## BEGIN
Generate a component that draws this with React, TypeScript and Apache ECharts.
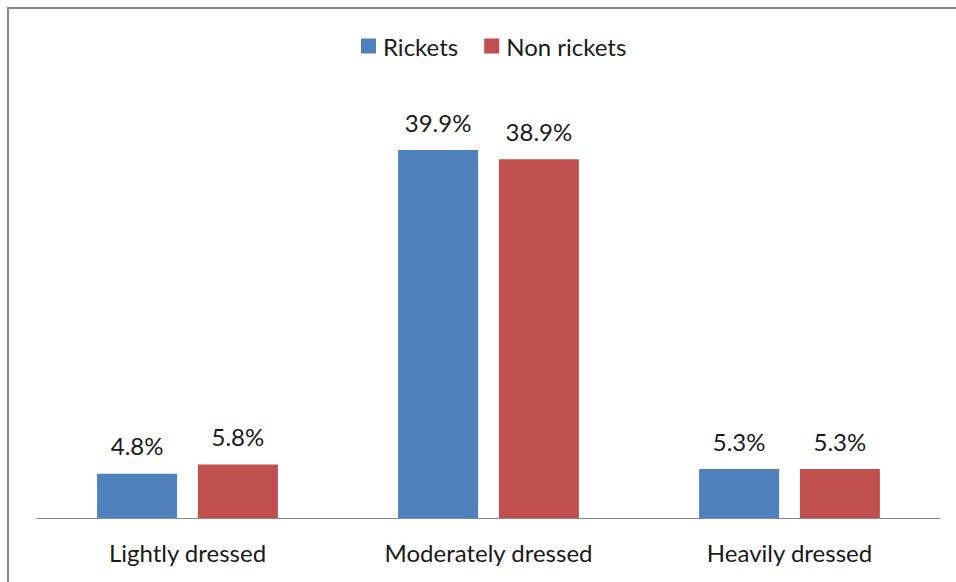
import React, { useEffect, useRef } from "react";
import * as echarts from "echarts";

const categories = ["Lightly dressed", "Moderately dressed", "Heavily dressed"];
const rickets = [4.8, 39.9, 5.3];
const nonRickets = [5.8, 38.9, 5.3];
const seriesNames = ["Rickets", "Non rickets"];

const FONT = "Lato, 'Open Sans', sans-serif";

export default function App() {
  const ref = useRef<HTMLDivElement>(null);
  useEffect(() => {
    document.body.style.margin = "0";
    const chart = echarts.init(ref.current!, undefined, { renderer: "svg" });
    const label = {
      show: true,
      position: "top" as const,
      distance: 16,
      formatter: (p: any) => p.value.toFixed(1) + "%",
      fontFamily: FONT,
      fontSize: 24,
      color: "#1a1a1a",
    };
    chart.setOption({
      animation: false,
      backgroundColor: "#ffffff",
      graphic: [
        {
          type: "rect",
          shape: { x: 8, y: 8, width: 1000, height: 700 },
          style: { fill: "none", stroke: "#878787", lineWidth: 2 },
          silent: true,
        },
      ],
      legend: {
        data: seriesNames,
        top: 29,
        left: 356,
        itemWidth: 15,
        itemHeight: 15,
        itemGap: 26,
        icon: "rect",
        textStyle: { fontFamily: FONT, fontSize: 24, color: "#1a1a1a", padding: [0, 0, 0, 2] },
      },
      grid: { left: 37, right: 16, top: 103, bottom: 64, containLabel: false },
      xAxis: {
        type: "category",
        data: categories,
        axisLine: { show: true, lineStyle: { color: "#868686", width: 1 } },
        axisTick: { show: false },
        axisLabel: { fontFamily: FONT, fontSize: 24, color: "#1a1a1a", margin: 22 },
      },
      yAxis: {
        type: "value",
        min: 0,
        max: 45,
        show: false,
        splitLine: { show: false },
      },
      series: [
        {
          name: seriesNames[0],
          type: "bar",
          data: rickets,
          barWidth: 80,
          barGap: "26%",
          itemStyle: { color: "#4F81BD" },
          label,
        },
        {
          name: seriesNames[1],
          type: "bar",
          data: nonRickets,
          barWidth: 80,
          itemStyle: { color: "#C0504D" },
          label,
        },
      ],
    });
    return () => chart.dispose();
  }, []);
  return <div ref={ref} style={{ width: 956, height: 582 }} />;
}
## END
Write out, word for word, the lines from the start of the data through the one holding "import * as". Omit pictures.

Generate a component that draws this with React, TypeScript and Apache ECharts.
import React, { useEffect, useRef } from "react";
import * as echarts from "echarts";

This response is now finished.